In the last few months we’ve heard of major celebrities once seemingly happy then took a sharp turn into splitsville. Lady Gaga and Taylor Kinney after 5 years and an engagement. Our favorite guy from the creek, Joshua Jackson and Diane Kruger have opted out after 10 years together. Now Drew Barrymore has filed for divorce from husband Will Kopelman- even Mary J. Blige! What’s in the water? There are many reasons why long term relationships and marriages don’t last, so how do you make it last? Here are some suggestions to ensure you and your partner make it through those tough times and come out stronger than ever!
- Respect
It goes a long way and is not one-sided. Respect is the foundation of any relationship, be it family, friends or a marriage. If there is a lack of respect, one person or both will start to shut down. Respect or lack of it is reflected in actions and speech. Condescending remarks, silent treatment, withholding “the cookie”, invalidating feelings are all areas you want to avoid if you expect to be respected in return. Be sure to keep your ego in check and remember that it’s not just about you, the world revolving around planet you stopped spinning the moment you chose to marry someone. They matter too, compromise is important.
- Communication
This is one of the leading causes of failed relationships and marriages. Either is a miscommunication or a lack of it. Don’t hold back your feelings of happiness, disappointment or concern to your partner- you are essentially shutting them out.

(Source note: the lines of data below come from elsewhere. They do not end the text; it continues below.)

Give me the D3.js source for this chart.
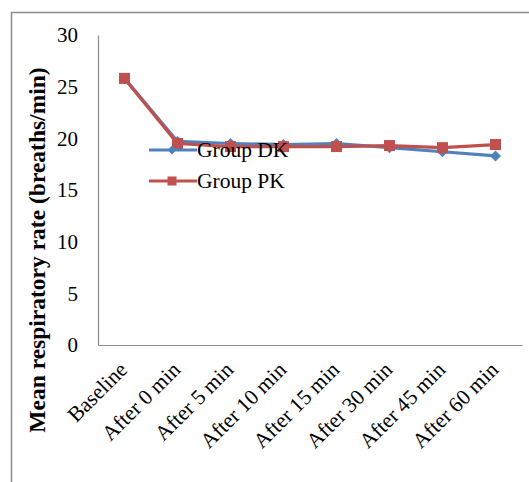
<!DOCTYPE html>
<html><head><meta charset="utf-8">
<script src="https://cdn.jsdelivr.net/npm/d3@7"></script>
<style>body{margin:0;background:#fff}svg{display:block}</style>
</head><body>
<script>
const categories = ["Baseline","After 0 min","After 5 min","After 10 min","After 15 min","After 30 min","After 45 min","After 60 min"];
const groupDK = [25.8, 19.7, 19.5, 19.4, 19.5, 19.1, 18.7, 18.3];
const groupPK = [25.8, 19.5, 19.2, 19.2, 19.2, 19.3, 19.1, 19.4];
const seriesNames = ["Group DK","Group PK"];
const yTicks = [0,5,10,15,20,25,30];

(function(){
const W = 529, H = 482;
const svg = d3.select("body").append("svg").attr("width", W).attr("height", H);
const font = "'Liberation Serif','Times New Roman',serif";

// outer frame
svg.append("path").attr("d", `M11.5,${H} V12.5 H${W}`).attr("fill","none").attr("stroke","#8c8c8c").attr("stroke-width",1.5);

const mLeft = 98, mRight = 522, mTop = 35, mBottom = 345;
const x = d3.scaleBand().domain(categories).range([mLeft, mRight]);
const y = d3.scaleLinear().domain([0, 30]).range([mBottom, mTop]);

// y axis
const ya = svg.append("g").attr("transform", `translate(${mLeft},0)`)
  .call(d3.axisLeft(y).tickValues(yTicks).tickSize(0).tickPadding(20));
ya.select(".domain").attr("stroke","#8c8c8c").attr("stroke-width",1.2);
ya.selectAll("text").attr("font-family", font).attr("font-size", 21).attr("fill","#000");

// x axis
const xa = svg.append("g").attr("transform", `translate(0,${mBottom})`)
  .call(d3.axisBottom(x).tickSize(0).tickPadding(0));
xa.select(".domain").attr("stroke","#8c8c8c").attr("stroke-width",1.2);
xa.selectAll("text").attr("font-family", font).attr("font-size", 21.5).attr("fill","#000")
  .attr("text-anchor","end").attr("dy",0)
  .attr("transform","translate(4,26) rotate(-45)");

// y title
svg.append("text").attr("transform", "translate(45,250) rotate(-90)")
  .attr("text-anchor","middle").attr("font-family", font).attr("font-weight","bold")
  .attr("font-size", 23.5).text("Mean respiratory rate (breaths/min)");

const colors = ["#4F81BD", "#C0504D"];
const data = [groupDK, groupPK];
const line = d3.line().x((d,i) => x(categories[i]) + x.bandwidth()/2).y(d => y(d));

data.forEach((s, k) => {
  svg.append("path").datum(s).attr("d", line).attr("fill","none")
    .attr("stroke", colors[k]).attr("stroke-width", 3.2).attr("stroke-linejoin","round");
  const g = svg.append("g");
  s.forEach((v, i) => {
    const cx = x(categories[i]) + x.bandwidth()/2, cy = y(v);
    if (k === 0) {
      g.append("path").attr("d", `M${cx},${cy-5.5} L${cx+5.5},${cy} L${cx},${cy+5.5} L${cx-5.5},${cy} Z`).attr("fill", colors[k]);
    } else {
      g.append("rect").attr("x", cx-5.5).attr("y", cy-5.5).attr("width",11).attr("height",11).attr("fill", colors[k]);
    }
  });
});

// legend
const lg = svg.append("g");
seriesNames.forEach((n, k) => {
  const ly = 150 + k*31;
  lg.append("line").attr("x1",149).attr("x2",197).attr("y1",ly).attr("y2",ly)
    .attr("stroke", colors[k]).attr("stroke-width",3.2);
  if (k === 0) lg.append("path").attr("d", `M172,${ly-4.5} L176.5,${ly} L172,${ly+4.5} L167.5,${ly} Z`).attr("fill", colors[k]);
  else lg.append("rect").attr("x",167.5).attr("y",ly-4.5).attr("width",9).attr("height",9).attr("fill", colors[k]);
  lg.append("text").attr("x",197).attr("y",ly+7).attr("font-family", font).attr("font-size",21.5).text(n);
});
})();
</script>
</body></html>
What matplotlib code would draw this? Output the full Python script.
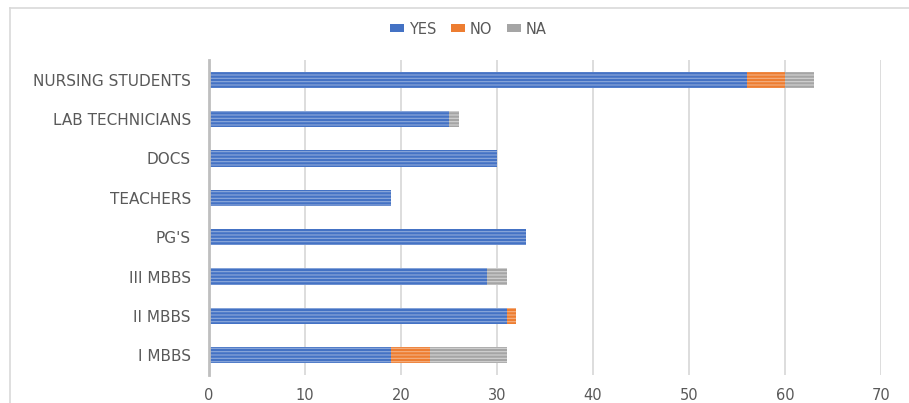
import matplotlib
matplotlib.use("Agg")
import matplotlib.pyplot as plt
from matplotlib.lines import Line2D
from matplotlib.patches import Patch
import numpy as np

categories = ["I MBBS", "II MBBS", "III MBBS", "PG'S", "TEACHERS", "DOCS",
              "LAB TECHNICIANS", "NURSING STUDENTS"]
yes_vals = [19, 31, 29, 33, 19, 30, 25, 56]
no_vals = [4, 1, 0, 0, 0, 0, 0, 4]
na_vals = [8, 0, 2, 0, 0, 0, 1, 3]
x_ticks = [0, 10, 20, 30, 40, 50, 60, 70]

series = [
    ("YES", yes_vals, "#4472C4", "#8EA9DB"),
    ("NO", no_vals, "#ED7D31", "#F4B183"),
    ("NA", na_vals, "#A5A5A5", "#D3D3D3"),
]

plt.rcParams["font.family"] = ["DejaVu Sans"]
plt.rcParams["hatch.linewidth"] = 0.8

fig = plt.figure(figsize=(9.09, 4.03), dpi=100)
ax = fig.add_axes([209 / 909, 1 - 375 / 403, 672 / 909, 315 / 403])

y = np.arange(len(categories))
left = np.zeros(len(categories))
handles = []
for name, vals, face, stripe in series:
    vals = np.array(vals, dtype=float)
    ax.barh(y, vals, left=left, height=0.41, color=face, edgecolor=stripe,
            hatch="-----", linewidth=0, zorder=3)
    left += vals
    handles.append(Patch(facecolor=face, edgecolor="none", label=name))

ax.set_xlim(0, 70)
ax.set_ylim(-0.5, len(categories) - 0.5)
ax.set_xticks(x_ticks)
ax.set_yticks(y)
ax.set_yticklabels(categories)
ax.tick_params(axis="both", length=0, colors="#595959")
ax.tick_params(axis="y", pad=13, labelsize=11)
ax.tick_params(axis="x", pad=9, labelsize=10.5)
ax.xaxis.grid(True, color="#DDDDDD", linewidth=1.4, zorder=0)
for s in ["top", "right", "bottom"]:
    ax.spines[s].set_visible(False)
ax.spines["left"].set_color("#BFBFBF")
ax.spines["left"].set_linewidth(2)
ax.spines["left"].set_zorder(4)

fig.legend(handles=handles, loc="center", bbox_to_anchor=(468 / 909, 1 - 29 / 403),
           ncol=3, frameon=False, fontsize=10.5, labelcolor="#595959",
           handlelength=1.0, handleheight=0.5, handletextpad=0.3, columnspacing=1.0)

# chart area border
fig.add_artist(Line2D([10 / 909, 10 / 909], [0, 1 - 8 / 403], transform=fig.transFigure,
                      color="#D9D9D9", linewidth=1.2))
fig.add_artist(Line2D([10 / 909, 1], [1 - 8 / 403, 1 - 8 / 403], transform=fig.transFigure,
                      color="#D9D9D9", linewidth=1.2))

fig.savefig("out.png", dpi=100)
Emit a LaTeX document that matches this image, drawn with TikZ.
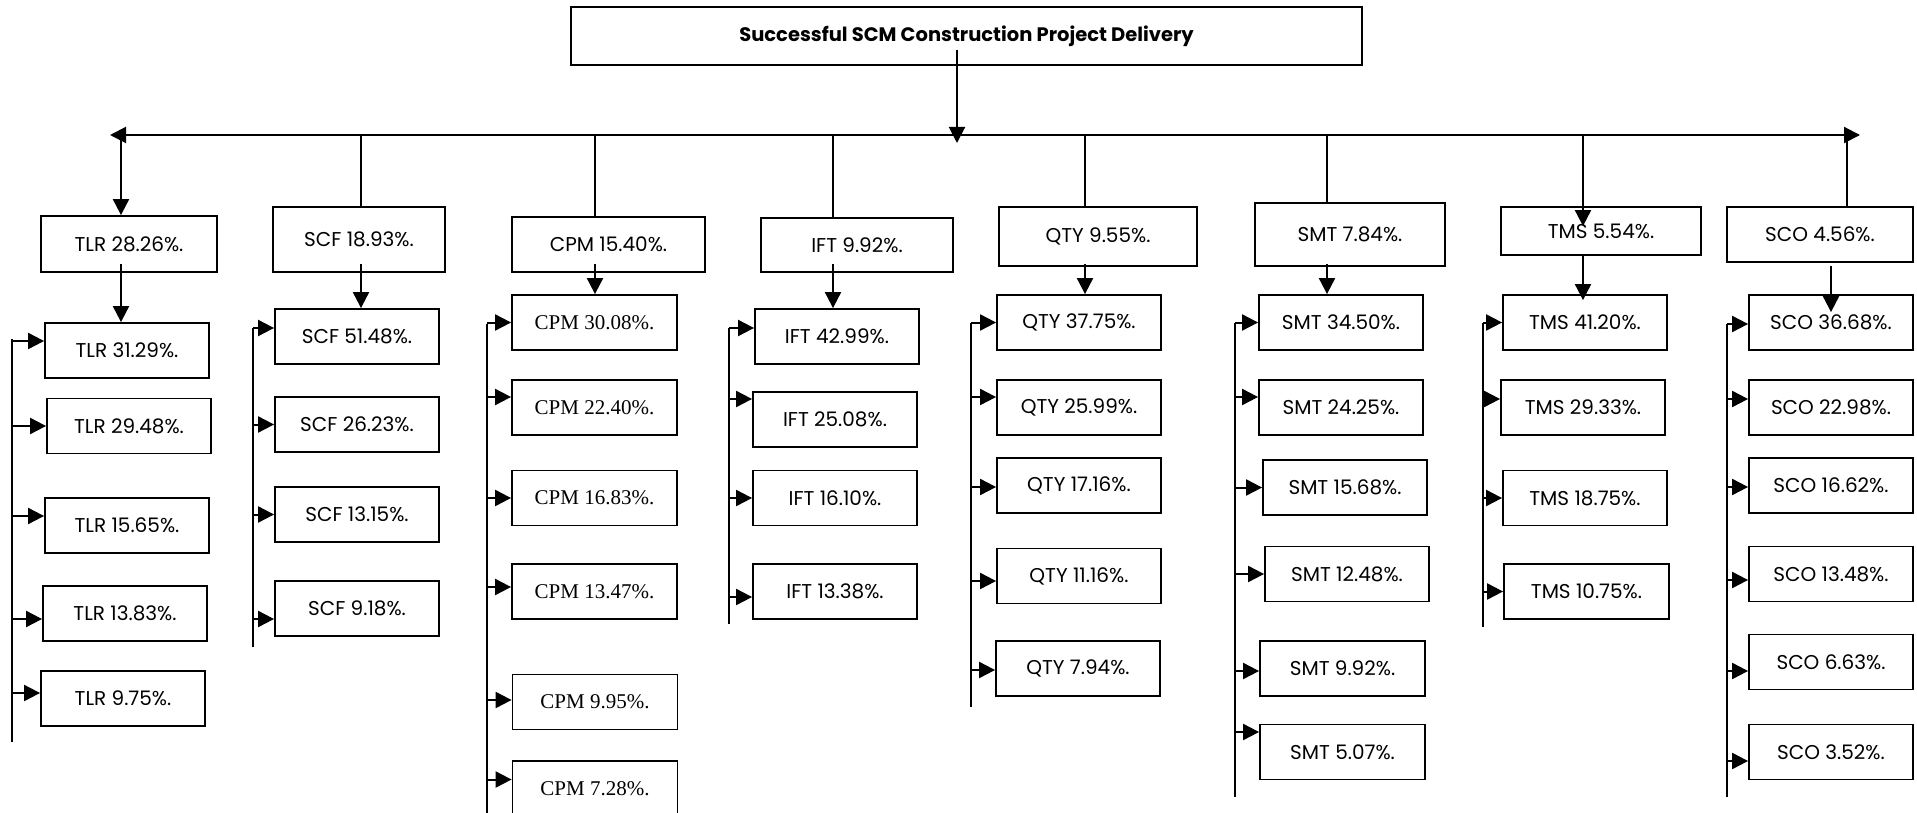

Likewise, if your partner is sharing these feelings with you- listen! If you feel like they invalidate your feelings or don’t consider what you think then tell them- in a tactful way. Here is what I do…if I need to get a point across I think about what it would take to convince me or help me understand if someone else was coming to me with the issue. What would someone have to say to you for you listen? Side note: Ladies, calling your man out in public or among a group of friends is not only a huge violation of #1 (see above) but will emasculate your man- reverse the roles, how would you feel? I thought so.
- Don’t Stop Dating
Yes life gets hectic, we are preoccupied with lesser but seemingly important things like making money and people pleasing. However, your partner should be your most important priority. You may think this is unrealistic but think of it this way… who is going to be there when you lose your job? If you don’t invest in your relationship and take time to laugh and spend some quality time together you will end up being nothing more than two roommates who live together. Husbands and boyfriends: plan surprises, go see a movie, make dinner reservations, dance, snuggle and read- anything! Women don’t want to be the creative, spontaneous ones all the time!
- Focus on the positive
If you can’t get over the songs he sings off key in the shower or that her coffee mugs are literally everywhere- you aren’t going to enjoy much of one another. These are small insignificant things that aren’t worth dwelling on. Consider the fact that no one makes a latte better than her or that you never have to worry about him not fixing something that malfunctioned. It’s the little things you do for one another, like having his drink ready when he comes home or doing the dishes because she made a great dinner. These are the important things and the more you focus on them the more your bond will grow and strengthen.
Marriage isn’t all rainbows and butterflies, it takes work daily. Working on yourself and working together is the only way to ensure that you both grow together. Those vows “through better or worse” are real, so if and when worse comes, if you’ve used these tools you can both rest assured that hard work will pay off.